Sanders believes that immediate and drastic action is needed to combat global climate change.
"We have got to move as rapidly as we can to transform our energy system away from fossil fuel," Sanders emphasized, "into energy efficiency and into sustainable energies, including wind, solar, geothermal, biomass. But not excluding wind!" He’s planning to introduce a bill in Congress this spring that he says will be the most sweeping legislation to date to address the issue.
Speaking on VPR’s Vermont Edition, Sanders doubled down on his opposition to the moratorium under consideration at the Statehouse. He said that while it wasn’t his place to get involved in state issues like permitting or siting, a decision to ban new projects would have such far reaching implications, he had to speak out.
"Absolutely!" he said. "Vermont is not isolated from the planet."
Despite the fact that Vermont ranks near the bottom in terms of greenhouse gas emissions per capita in the country, Sanders believes it would send the wrong message to declare a moratorium.
"If we’re saying, ‘Hey, we’re just a small state. We don’t contribute so much in terms of greenhouse gas emissions, we don’t have to pay attention to that,’ I think that is going to send a very bad signal to New York, to New Hampshire, to the rest of the country. Why should we do it?"
Noreen Hession, of Newark, believes we should do it to protect Vermont’s natural resources.
"I know-we know-global warming is upon us and it’s the issue of our lives," Hession said to Senator Sanders on the call-in program. "But we don’t believe that it’s necessary to destroy our ridgelines in order to save our ridgelines!"
Hession’s is concerned about blasting mountaintop ridgelines to put in wind turbines. She’s concerned about what might be minimal generation. And she believes it’s money, not environmentalism, driving developments.
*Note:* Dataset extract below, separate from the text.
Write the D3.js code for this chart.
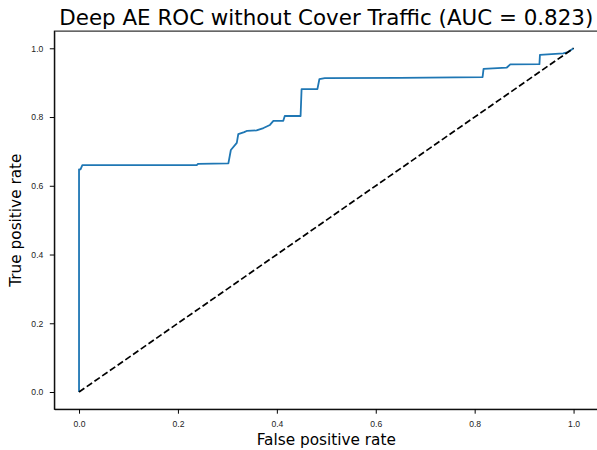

"People in the Kingdom are feeling abandoned by Senator Sanders," she says. "Because usually he’s the person who protects the little guys and in this particular instance it’s tiny little towns in the Northeast Kingdom, the poorest part of Vermont, who are fighting multinational corporations and fighting investors who’ll get rich destroying our ridgelines."
But Sanders says Vermont has to consider the wider implications of its laws.
"If Vermont were to pass that moratorium, these guys who have endless amounts of money, fossil fuel industry, would be advertising to say, ‘Even in the state of Vermont – and you thought Vermont was an environmentally conscious state – even they want to go slow on renewable energy.’"
The moratorium has yet to be debated by the Legislature and its fate is uncertain.